#### TASK PROMPT
Copy everything in the data below exactly except the pictures.

---

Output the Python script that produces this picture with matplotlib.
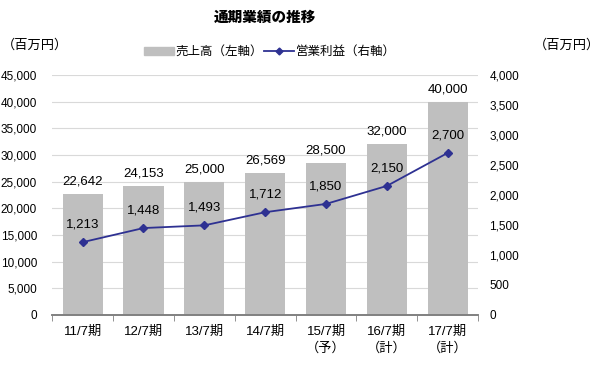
import matplotlib.pyplot as plt
import numpy as np

plt.rcParams['font.family'] = ['Liberation Sans', 'Noto Sans CJK JP', 'DejaVu Sans']

periods = ['11/7期', '12/7期', '13/7期', '14/7期', '15/7期\n（予）', '16/7期\n（計）', '17/7期\n（計）']
sales = [22642, 24153, 25000, 26569, 28500, 32000, 40000]
profit = [1213, 1448, 1493, 1712, 1850, 2150, 2700]

bar_color = '#BFBFBF'
line_color = '#2E3192'

fig = plt.figure(figsize=(6, 3.65), dpi=100)
ax = fig.add_axes([0.087, 0.137, 0.71, 0.658])
ax2 = ax.twinx()

x = np.arange(len(periods))
ax.bar(x, sales, width=0.66, color=bar_color, zorder=2)
ax2.plot(x, profit, color=line_color, marker='D', markersize=4.5, lw=1.3, zorder=3)

for xi, v in zip(x, sales):
    ax.text(xi, v + 1200, f'{v:,}', ha='center', va='bottom', fontsize=9.5)
for xi, v in zip(x, profit):
    ax2.text(xi, v + 190, f'{v:,}', ha='center', va='bottom', fontsize=9.5)

ax.set_xlim(-0.5, len(periods) - 0.5)
ax.set_ylim(0, 45000)
ax.set_yticks(np.arange(0, 45001, 5000))
ax.set_yticklabels([f'{v:,}' for v in range(0, 45001, 5000)], fontsize=8.5)
ax2.set_ylim(0, 4000)
ax2.set_yticks(np.arange(0, 4001, 500))
ax2.set_yticklabels([f'{v:,}' for v in range(0, 4001, 500)], fontsize=8.5)

ax.set_xticks(x)
ax.set_xticklabels(periods, fontsize=9.5, linespacing=1.4)
ax.set_xticks(np.arange(-0.5, len(periods)), minor=True)
ax.tick_params(axis='x', which='major', length=0, pad=8)
ax.tick_params(axis='x', which='minor', length=4, color='#808080')
ax.tick_params(axis='y', length=0, pad=11)
ax2.tick_params(axis='y', length=0, pad=8)

ax.grid(axis='y', color='#D9D9D9', lw=0.8, zorder=0)
ax.set_axisbelow(True)
for a in (ax, ax2):
    for s in ['top', 'left', 'right']:
        a.spines[s].set_visible(False)
    a.spines['bottom'].set_color('#808080')
    a.spines['bottom'].set_linewidth(1.2)

fig.text(0.442, 0.95, '通期業績の推移', ha='center', va='center', fontsize=10.5,
         fontweight='heavy')
fig.text(0.003, 0.875, '（百万円）', ha='left', va='center', fontsize=9.5)
fig.text(1.0, 0.875, '（百万円）', ha='right', va='center', fontsize=9.5)

h1 = plt.Rectangle((0, 0), 1, 1, color=bar_color)
h2 = plt.Line2D([], [], color=line_color, marker='D', markersize=3.5, lw=1.3)
fig.legend([h1, h2], ['売上高（左軸）', '営業利益（右軸）'], loc='center',
           bbox_to_anchor=(0.45, 0.857), ncol=2, frameon=False, fontsize=9,
           handlelength=2.4, handleheight=0.6, columnspacing=0.1, handletextpad=0.1)

fig.savefig('out.png', dpi=100)
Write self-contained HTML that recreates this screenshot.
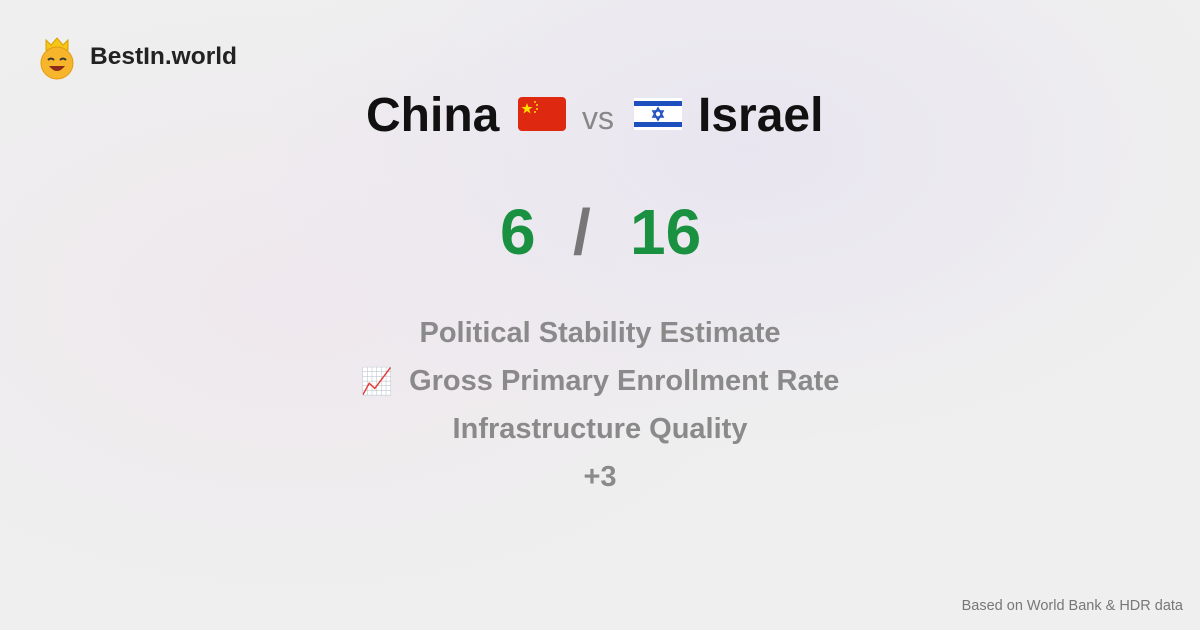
<!DOCTYPE html>
<html><head><meta charset="utf-8"><style>
body{margin:0;width:1200px;height:630px;overflow:hidden;font-family:"Liberation Sans",sans-serif;}
#bg{position:absolute;inset:0;width:1200px;height:630px;background:radial-gradient(ellipse 500px 300px at 750px 150px,#e9e5f0,transparent),radial-gradient(ellipse 500px 300px at 300px 300px,#efe8ee,transparent),#efefef;}
.abs{position:absolute}
.logo{left:90px;top:43px;font-size:24.5px;font-weight:bold;color:#222}
.title{top:88px;font-size:48px;font-weight:bold;color:#111}
.vs{left:582px;top:100px;font-size:32px;color:#888}
.score{top:195px;font-size:64px;font-weight:bold;color:#1a9141}
.feat{left:0;width:1200px;text-align:center;font-size:29px;font-weight:bold;color:#8a8a8a}
.foot{right:17px;top:598px;font-size:14.5px;color:#777}
</style></head><body>
<div id="bg"></div>
<svg class="abs" style="left:38px;top:36px" width="38" height="44">
<polygon points="8,14 8,4 13,9 19,2 25,9 30,4 30,14" fill="#f5c518" stroke="#d9a000"/>
<circle cx="19" cy="27" r="16" fill="#f7b52c" stroke="#e59a10"/>
<path d="M10 24 q3-3 6 0 M22 24 q3-3 6 0" stroke="#333" stroke-width="2" fill="none"/>
<path d="M11 30 q8 10 16 0 z" fill="#8b2a1a"/>
</svg>
<div class="abs logo">BestIn.world</div>
<div class="abs title" style="left:366px">China</div>
<svg class="abs" style="left:518px;top:97px" width="48" height="34"><rect width="48" height="34" rx="4" fill="#de2910"/><polygon points="9,6 10.4,10 14.6,10 11.2,12.5 12.5,16.5 9,14 5.5,16.5 6.8,12.5 3.4,10 7.6,10" fill="#ffde00"/><circle cx="17" cy="5" r="1" fill="#ffde00"/><circle cx="19" cy="8" r="1" fill="#ffde00"/><circle cx="19" cy="12" r="1" fill="#ffde00"/><circle cx="17" cy="15" r="1" fill="#ffde00"/></svg>
<div class="abs vs">vs</div>
<svg class="abs" style="left:634px;top:98px" width="48" height="32"><rect width="48" height="32" fill="#fff"/><rect y="3" width="48" height="5" fill="#1d4fbf"/><rect y="24" width="48" height="5" fill="#1d4fbf"/><polygon points="24,10 29,19 19,19" fill="none" stroke="#1d4fbf" stroke-width="1.6"/><polygon points="24,22 29,13 19,13" fill="none" stroke="#1d4fbf" stroke-width="1.6"/></svg>
<div class="abs title" style="left:698px">Israel</div>
<div class="abs score" style="left:500px">6</div>
<div class="abs score" style="left:573px;color:#777">/</div>
<div class="abs score" style="left:630px">16</div>
<div class="abs feat" style="top:317px">Political Stability Estimate</div>
<div class="abs feat" style="top:365px"><span style="font-size:26px">📈</span>&nbsp; Gross Primary Enrollment Rate</div>
<div class="abs feat" style="top:413px">Infrastructure Quality</div>
<div class="abs feat" style="top:461px">+3</div>
<div class="abs foot">Based on World Bank &amp; HDR data</div>
</body></html>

---

#### RESPONSE FOR THIS EXERCISE
Output the Python script that produces this picture with matplotlib.
import matplotlib.pyplot as plt
import numpy as np

plt.rcParams['font.family'] = ['Liberation Sans', 'Noto Sans CJK JP', 'DejaVu Sans']

periods = ['11/7期', '12/7期', '13/7期', '14/7期', '15/7期\n（予）', '16/7期\n（計）', '17/7期\n（計）']
sales = [22642, 24153, 25000, 26569, 28500, 32000, 40000]
profit = [1213, 1448, 1493, 1712, 1850, 2150, 2700]

bar_color = '#BFBFBF'
line_color = '#2E3192'

fig = plt.figure(figsize=(6, 3.65), dpi=100)
ax = fig.add_axes([0.087, 0.137, 0.71, 0.658])
ax2 = ax.twinx()

x = np.arange(len(periods))
ax.bar(x, sales, width=0.66, color=bar_color, zorder=2)
ax2.plot(x, profit, color=line_color, marker='D', markersize=4.5, lw=1.3, zorder=3)

for xi, v in zip(x, sales):
    ax.text(xi, v + 1200, f'{v:,}', ha='center', va='bottom', fontsize=9.5)
for xi, v in zip(x, profit):
    ax2.text(xi, v + 190, f'{v:,}', ha='center', va='bottom', fontsize=9.5)

ax.set_xlim(-0.5, len(periods) - 0.5)
ax.set_ylim(0, 45000)
ax.set_yticks(np.arange(0, 45001, 5000))
ax.set_yticklabels([f'{v:,}' for v in range(0, 45001, 5000)], fontsize=8.5)
ax2.set_ylim(0, 4000)
ax2.set_yticks(np.arange(0, 4001, 500))
ax2.set_yticklabels([f'{v:,}' for v in range(0, 4001, 500)], fontsize=8.5)

ax.set_xticks(x)
ax.set_xticklabels(periods, fontsize=9.5, linespacing=1.4)
ax.set_xticks(np.arange(-0.5, len(periods)), minor=True)
ax.tick_params(axis='x', which='major', length=0, pad=8)
ax.tick_params(axis='x', which='minor', length=4, color='#808080')
ax.tick_params(axis='y', length=0, pad=11)
ax2.tick_params(axis='y', length=0, pad=8)

ax.grid(axis='y', color='#D9D9D9', lw=0.8, zorder=0)
ax.set_axisbelow(True)
for a in (ax, ax2):
    for s in ['top', 'left', 'right']:
        a.spines[s].set_visible(False)
    a.spines['bottom'].set_color('#808080')
    a.spines['bottom'].set_linewidth(1.2)

fig.text(0.442, 0.95, '通期業績の推移', ha='center', va='center', fontsize=10.5,
         fontweight='heavy')
fig.text(0.003, 0.875, '（百万円）', ha='left', va='center', fontsize=9.5)
fig.text(1.0, 0.875, '（百万円）', ha='right', va='center', fontsize=9.5)

h1 = plt.Rectangle((0, 0), 1, 1, color=bar_color)
h2 = plt.Line2D([], [], color=line_color, marker='D', markersize=3.5, lw=1.3)
fig.legend([h1, h2], ['売上高（左軸）', '営業利益（右軸）'], loc='center',
           bbox_to_anchor=(0.45, 0.857), ncol=2, frameon=False, fontsize=9,
           handlelength=2.4, handleheight=0.6, columnspacing=0.1, handletextpad=0.1)

fig.savefig('out.png', dpi=100)
Write self-contained HTML that recreates this screenshot.
<!DOCTYPE html>
<html><head><meta charset="utf-8"><style>
body{margin:0;width:1200px;height:630px;overflow:hidden;font-family:"Liberation Sans",sans-serif;}
#bg{position:absolute;inset:0;width:1200px;height:630px;background:radial-gradient(ellipse 500px 300px at 750px 150px,#e9e5f0,transparent),radial-gradient(ellipse 500px 300px at 300px 300px,#efe8ee,transparent),#efefef;}
.abs{position:absolute}
.logo{left:90px;top:43px;font-size:24.5px;font-weight:bold;color:#222}
.title{top:88px;font-size:48px;font-weight:bold;color:#111}
.vs{left:582px;top:100px;font-size:32px;color:#888}
.score{top:195px;font-size:64px;font-weight:bold;color:#1a9141}
.feat{left:0;width:1200px;text-align:center;font-size:29px;font-weight:bold;color:#8a8a8a}
.foot{right:17px;top:598px;font-size:14.5px;color:#777}
</style></head><body>
<div id="bg"></div>
<svg class="abs" style="left:38px;top:36px" width="38" height="44">
<polygon points="8,14 8,4 13,9 19,2 25,9 30,4 30,14" fill="#f5c518" stroke="#d9a000"/>
<circle cx="19" cy="27" r="16" fill="#f7b52c" stroke="#e59a10"/>
<path d="M10 24 q3-3 6 0 M22 24 q3-3 6 0" stroke="#333" stroke-width="2" fill="none"/>
<path d="M11 30 q8 10 16 0 z" fill="#8b2a1a"/>
</svg>
<div class="abs logo">BestIn.world</div>
<div class="abs title" style="left:366px">China</div>
<svg class="abs" style="left:518px;top:97px" width="48" height="34"><rect width="48" height="34" rx="4" fill="#de2910"/><polygon points="9,6 10.4,10 14.6,10 11.2,12.5 12.5,16.5 9,14 5.5,16.5 6.8,12.5 3.4,10 7.6,10" fill="#ffde00"/><circle cx="17" cy="5" r="1" fill="#ffde00"/><circle cx="19" cy="8" r="1" fill="#ffde00"/><circle cx="19" cy="12" r="1" fill="#ffde00"/><circle cx="17" cy="15" r="1" fill="#ffde00"/></svg>
<div class="abs vs">vs</div>
<svg class="abs" style="left:634px;top:98px" width="48" height="32"><rect width="48" height="32" fill="#fff"/><rect y="3" width="48" height="5" fill="#1d4fbf"/><rect y="24" width="48" height="5" fill="#1d4fbf"/><polygon points="24,10 29,19 19,19" fill="none" stroke="#1d4fbf" stroke-width="1.6"/><polygon points="24,22 29,13 19,13" fill="none" stroke="#1d4fbf" stroke-width="1.6"/></svg>
<div class="abs title" style="left:698px">Israel</div>
<div class="abs score" style="left:500px">6</div>
<div class="abs score" style="left:573px;color:#777">/</div>
<div class="abs score" style="left:630px">16</div>
<div class="abs feat" style="top:317px">Political Stability Estimate</div>
<div class="abs feat" style="top:365px"><span style="font-size:26px">📈</span>&nbsp; Gross Primary Enrollment Rate</div>
<div class="abs feat" style="top:413px">Infrastructure Quality</div>
<div class="abs feat" style="top:461px">+3</div>
<div class="abs foot">Based on World Bank &amp; HDR data</div>
</body></html>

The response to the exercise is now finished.